Monday, October 25, 2010

To Boldly Go to New Worlds, NASA Announces '100-Year Starship'

The Starship EnterpriseLee Speigel - It might sound like the stuff of science fiction, but a NASA official says that "within a few years" scientists will unveil a prototype for a spaceship capable of taking earthlings to other worlds.

Speaking at a Long Now Foundation conference in San Francisco over the weekend, Simon Worden, center director at NASA's Ames Research Center in California, said a project is under way called the "Hundred Year Starship."

As reported by news.com.au, the project is, so far, a joint venture between NASA and the Defense Advanced Research Projects Agency, or DARPA, and looks to utilize new ship propulsion modes.

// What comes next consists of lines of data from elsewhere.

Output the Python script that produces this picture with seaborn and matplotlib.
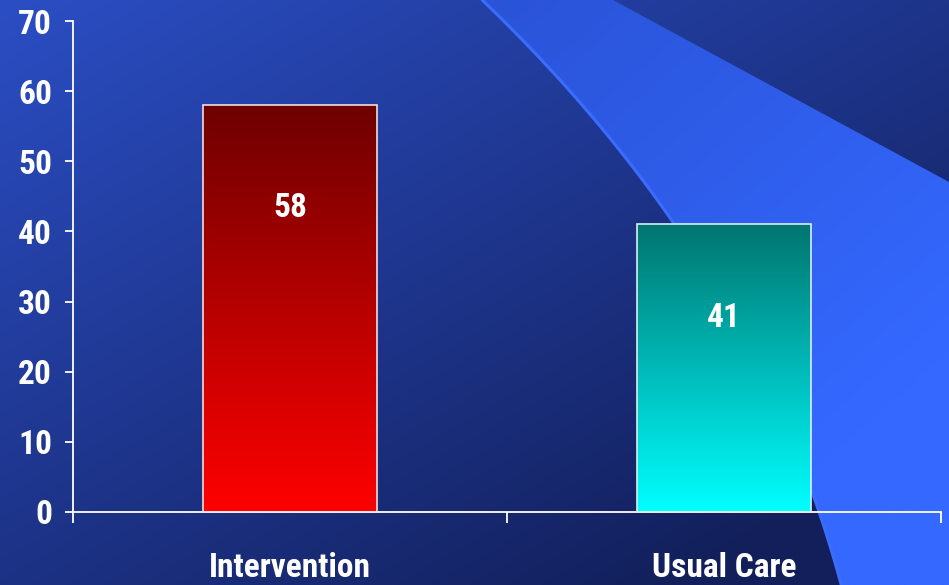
import numpy as np
import pandas as pd
import matplotlib
matplotlib.use("Agg")
import matplotlib.pyplot as plt
import seaborn as sns
from matplotlib.colors import LinearSegmentedColormap, to_rgb
from matplotlib.patches import Polygon
from matplotlib import font_manager

# ---- data ----
categories = ["Intervention", "Usual Care"]
values = [58, 41]
value_labels = ["58", "41"]
y_ticks = [0, 10, 20, 30, 40, 50, 60, 70]

sns.set_theme(style="white")
names = {f.name for f in font_manager.fontManager.ttflist}
fam = [f for f in ["Liberation Sans Narrow", "Roboto Condensed", "DejaVu Sans Condensed", "Liberation Sans", "DejaVu Sans"] if f in names]
plt.rcParams["font.family"] = fam

W, H = 949, 585
fig = plt.figure(figsize=(W / 100, H / 100), dpi=100)

# ---- background ----
bg = fig.add_axes([0, 0, 1, 1], zorder=0)
bg.set_xlim(0, W)
bg.set_ylim(H, 0)
bg.axis("off")
xx, yy = np.meshgrid(np.linspace(0, 1, 200), np.linspace(0, 1, 200))
t = np.clip(0.55 * xx + 0.6 * yy, 0, 1)
c0, c1 = np.array(to_rgb("#2b4ec4")), np.array(to_rgb("#121f5a"))
img = c0[None, None, :] * (1 - t[..., None]) + c1[None, None, :] * t[..., None]
bg.imshow(img, extent=[0, W, H, 0], aspect="auto", zorder=0)

# smooth decorative curve
ky = np.array([0, 100, 167, 223, 493, 585])
kx = np.array([482, 578, 634, 672, 813, 841])
coef = np.polyfit(ky, kx, 3)
cy = np.linspace(0, H, 120)
cx = np.polyval(coef, cy)
curve = list(zip(cx, cy))
wedge_pts = curve + [(W, 585), (W, 182), (613, 0)]
wedge = Polygon(wedge_pts, closed=True, facecolor="none", edgecolor="none")
bg.add_patch(wedge)
t2 = np.clip(0.7 * xx + 0.5 * yy, 0, 1)
w0, w1 = np.array(to_rgb("#2548c0")), np.array(to_rgb("#3468ff"))
img2 = w0[None, None, :] * (1 - t2[..., None]) + w1[None, None, :] * t2[..., None]
im2 = bg.imshow(img2, extent=[0, W, H, 0], aspect="auto", zorder=1)
im2.set_clip_path(wedge)
bg.plot(cx, cy, color="#3a6cff", lw=2.2, zorder=2)

# ---- main axes ----
ax = fig.add_axes([73 / W, 1 - 512 / H, (941 - 73) / W, (512 - 21) / H], zorder=1)
ax.patch.set_alpha(0)
df = pd.DataFrame({"group": categories, "value": values})
sns.barplot(data=df, x="group", y="value", ax=ax, width=0.4, color="red",
            saturation=1, edgecolor="none")

grads = [("#6e0000", "#ff0000"), ("#007570", "#00ffff")]
for patch, (top, bot), lab, v in zip(ax.patches, grads, value_labels, values):
    x0, y0 = patch.get_x(), patch.get_y()
    w, h = patch.get_width(), patch.get_height()
    cmap = LinearSegmentedColormap.from_list("g", [bot, top])
    grad = np.linspace(0, 1, 256).reshape(-1, 1)
    im = ax.imshow(grad, cmap=cmap, extent=[x0, x0 + w, y0, y0 + h],
                   origin="lower", aspect="auto", zorder=2)
    im.set_clip_path(patch)
    patch.set_facecolor("none")
    patch.set_edgecolor("#f2dede" if top.startswith("#6e") else "#d8f0f0")
    patch.set_linewidth(1.2)
    patch.set_zorder(3)
    ax.text(x0 + w / 2, 0.92 * v - 10.0, lab, ha="center", va="center",
            color="white", fontsize=24, fontweight="bold", zorder=4)

ax.set_xlim(-0.5, 1.5)
ax.set_ylim(0, 70)
ax.set_yticks(y_ticks)
ax.set_yticklabels([str(v) for v in y_ticks])
ax.set_xticks([-0.5, 0.5, 1.5])
ax.set_xticklabels(["", "", ""])
ax.set_xticks([0, 1], minor=True)
ax.set_xticklabels(categories, minor=True)
ax.set_xlabel("")
ax.set_ylabel("")
for s in ["top", "right"]:
    ax.spines[s].set_visible(False)
for s in ["left", "bottom"]:
    ax.spines[s].set_color("white")
    ax.spines[s].set_linewidth(1.3)
ax.tick_params(axis="y", which="major", direction="out", length=6, width=1.3,
               color="white", labelcolor="white", labelsize=24, pad=9, left=True)
ax.tick_params(axis="x", which="major", direction="out", length=8, width=1.3,
               color="white", bottom=True)
ax.tick_params(axis="x", which="minor", length=0, labelcolor="white",
               labelsize=24, pad=29)
for lbl in ax.get_yticklabels() + ax.get_xticklabels(minor=True):
    lbl.set_fontweight("bold")

fig.savefig("out.png", dpi=100)
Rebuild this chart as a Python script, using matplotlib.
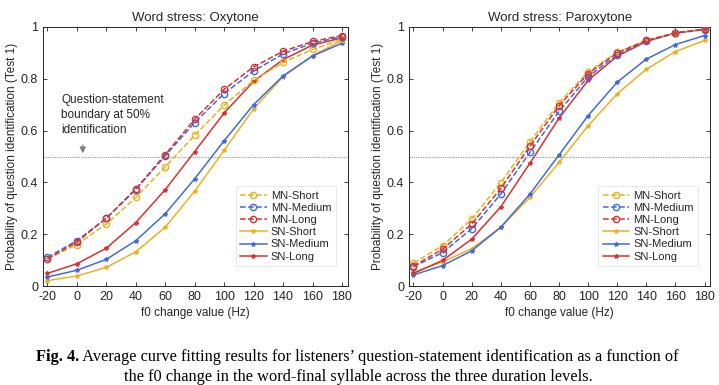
import numpy as np
import matplotlib.pyplot as plt

plt.rcParams["font.family"] = ["Liberation Sans", "DejaVu Sans"]
plt.rcParams["axes.unicode_minus"] = False

f0 = [-20, 0, 20, 40, 60, 80, 100, 120, 140, 160, 180]

# Oxytone
oxy_mn_short = [0.105, 0.160, 0.239, 0.342, 0.460, 0.582, 0.698, 0.794, 0.863, 0.913, 0.952]
oxy_mn_medium = [0.111, 0.175, 0.262, 0.372, 0.503, 0.631, 0.743, 0.830, 0.896, 0.937, 0.963]
oxy_mn_long = [0.105, 0.170, 0.262, 0.375, 0.507, 0.644, 0.759, 0.846, 0.906, 0.944, 0.967]
oxy_sn_short = [0.021, 0.039, 0.072, 0.132, 0.227, 0.366, 0.524, 0.684, 0.808, 0.889, 0.948]
oxy_sn_medium = [0.035, 0.061, 0.103, 0.175, 0.279, 0.414, 0.561, 0.700, 0.811, 0.888, 0.937]
oxy_sn_long = [0.049, 0.086, 0.146, 0.245, 0.372, 0.519, 0.668, 0.790, 0.874, 0.930, 0.958]

# Paroxytone
par_mn_short = [0.088, 0.156, 0.259, 0.399, 0.557, 0.707, 0.827, 0.902, 0.948, 0.977, 0.991]
par_mn_medium = [0.075, 0.129, 0.221, 0.355, 0.516, 0.674, 0.808, 0.892, 0.946, 0.976, 0.990]
par_mn_long = [0.077, 0.142, 0.239, 0.377, 0.540, 0.696, 0.820, 0.900, 0.948, 0.977, 0.991]
par_sn_short = [0.053, 0.093, 0.144, 0.227, 0.342, 0.477, 0.619, 0.742, 0.837, 0.905, 0.948]
par_sn_medium = [0.043, 0.079, 0.136, 0.227, 0.355, 0.506, 0.658, 0.787, 0.876, 0.932, 0.967]
par_sn_long = [0.049, 0.099, 0.181, 0.306, 0.474, 0.648, 0.794, 0.887, 0.944, 0.977, 0.991]

labels = ["MN-Short", "MN-Medium", "MN-Long", "SN-Short", "SN-Medium", "SN-Long"]
colors = ["#edb120", "#4169e1", "#d9312f"]

fig = plt.figure(figsize=(7.19, 3.85), dpi=100)
ax1 = fig.add_axes([0.0598, 0.257, 0.424, 0.673])
ax2 = fig.add_axes([0.569, 0.257, 0.419, 0.673])

panels = [
    (ax1, "Word stress: Oxytone",
     [oxy_mn_short, oxy_mn_medium, oxy_mn_long, oxy_sn_short, oxy_sn_medium, oxy_sn_long]),
    (ax2, "Word stress: Paroxytone",
     [par_mn_short, par_mn_medium, par_mn_long, par_sn_short, par_sn_medium, par_sn_long]),
]

for ax, title, series in panels:
    ax.axhline(0.5, color="#999999", lw=0.8, ls=(0, (1, 1)), zorder=1)
    for i, (vals, lab) in enumerate(zip(series, labels)):
        c = colors[i % 3]
        if i < 3:
            ax.plot(f0, vals, ls="--", color=c, lw=1.1, marker="o", ms=4.5,
                    mfc="none", mew=1.0, label=lab, zorder=3)
        else:
            ax.plot(f0, vals, ls="-", color=c, lw=1.1, marker="*", ms=3,
                    label=lab, zorder=2)
    ax.set_xlim(-23, 184)
    ax.set_ylim(0, 1)
    ax.set_xticks(f0)
    ax.set_yticks([0, 0.2, 0.4, 0.6, 0.8, 1])
    ax.set_yticklabels(["0", "0.2", "0.4", "0.6", "0.8", "1"])
    ax.tick_params(direction="in", top=True, right=True, labelsize=9,
                   colors="#262626", length=3, width=0.6)
    for s in ax.spines.values():
        s.set_color("#262626")
        s.set_linewidth(0.7)
    ax.set_title(title, fontsize=9.5, color="#262626", pad=4)
    ax.set_xlabel("f0 change value (Hz)", fontsize=8.5, color="#262626", labelpad=3)
    ax.set_ylabel("Probability of question identification (Test 1)", fontsize=8.5,
                  color="#262626", labelpad=2)
    leg = ax.legend(loc="lower right", bbox_to_anchor=(0.96, 0.077), fontsize=8,
                    handlelength=2.4, handletextpad=0.35, labelspacing=0.2,
                    borderpad=0.4, borderaxespad=0, frameon=True, fancybox=False)
    leg.get_frame().set_edgecolor("#dddddd")
    leg.get_frame().set_linewidth(0.6)
    for t in leg.get_texts():
        t.set_color("#262626")

ax1.text(-10.5, 0.74, "Question-statement\nboundary at 50%\nidentification",
         fontsize=8.5, color="#262626", va="top", ha="left", linespacing=1.3)
ax1.annotate("", xy=(4, 0.512), xytext=(4, 0.545),
             arrowprops=dict(arrowstyle="-|>", color="#7f7f7f", lw=0.9,
                             mutation_scale=9, shrinkA=0, shrinkB=0))

# caption
serif = ["Liberation Serif", "DejaVu Serif"]
cap1 = " Average curve fitting results for listeners\u2019 question-statement identification as a function of"
cap2 = "the f0 change in the word-final syllable across the three duration levels."
renderer = fig.canvas.get_renderer()
tb = fig.text(0, 0, "Fig. 4.", fontsize=11.8, family=serif, weight="bold")
tr = fig.text(0, 0, cap1, fontsize=11.8, family=serif)
wb = tb.get_window_extent(renderer).width
wr = tr.get_window_extent(renderer).width
W = fig.bbox.width
x0 = 357 - (wb + wr) / 2
tb.set_position((x0 / W, 1 - 357 / 385))
tb.set_va("center")
tr.set_position(((x0 + wb) / W, 1 - 357 / 385))
tr.set_va("center")
fig.text(358 / W, 1 - 377 / 385, cap2, fontsize=11.8, family=serif,
         ha="center", va="center")

fig.savefig("out.png", dpi=100)
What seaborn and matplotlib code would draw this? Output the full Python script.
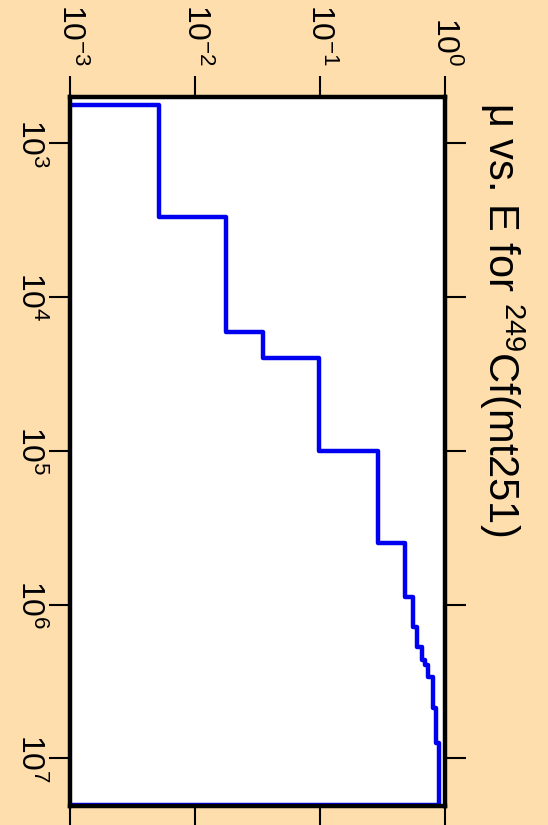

"Anybody that watches the ["Star Trek"] Enterprise, you know you don't see huge plumes of fire," Worden, a retired Air Force brigadier general, said at the conference.

"Within a few years, we will see the first true prototype of a spaceship that will take us between worlds."

Worden added that NASA is "now really aimed at settling other worlds. Twenty years ago, you had to whisper that in dark bars and get fired."

So far, the starship project has received $1 million from DARPA and $100,000 from NASA. That's certainly not enough to make this enterprise (if you will) a reality, and Worden said he's hoping to entice some billionaires to help fund it. ...

via To Boldly Go to New Worlds, NASA Announces '100-Year Starship'.

3 comments:

Ann said...

Not to belittle a bold dream, a “Hundred Year Starship,” but how long does a new automobile last? A new home, which most of us can't even pay for? Isn't there something wrong with this picture? Shouldn't we dream of life on earth before we begin to include life in space in our dreams? Or, our dreams of life on earth merely empty space?

Xeno said...

We currently have all of our eggs in one basket. Given what we know about space, our planet's history, the alien attacks on Jupiter, etc., we risk extinction if we do not shoot boldly for the stars. Our oldest known stories have reached across thousands of years to deliver the message: Build a life raft, you fools!

Sam said...

Ann's got an important point, though; even machines we have built that have gone on to give us decades of service (aircraft carriers are first to spring to my mind) require overhauls. In space, no one can hear you curse out your defective machinery. Even an immense "Bio-dome" of a ship would have one of the most erratic wild-cards ever imagined, human beings, as a pivotal component. As we are already making clear, humans, on the whole, are not good long-term thinkers, and currently I can think of no scenario that would make good odds for a successful prolonged starship voyage. We'll do it eventually, but for now it would totally fail due to what the old mechanics' adage refers to as the "loose nut behind the wheel."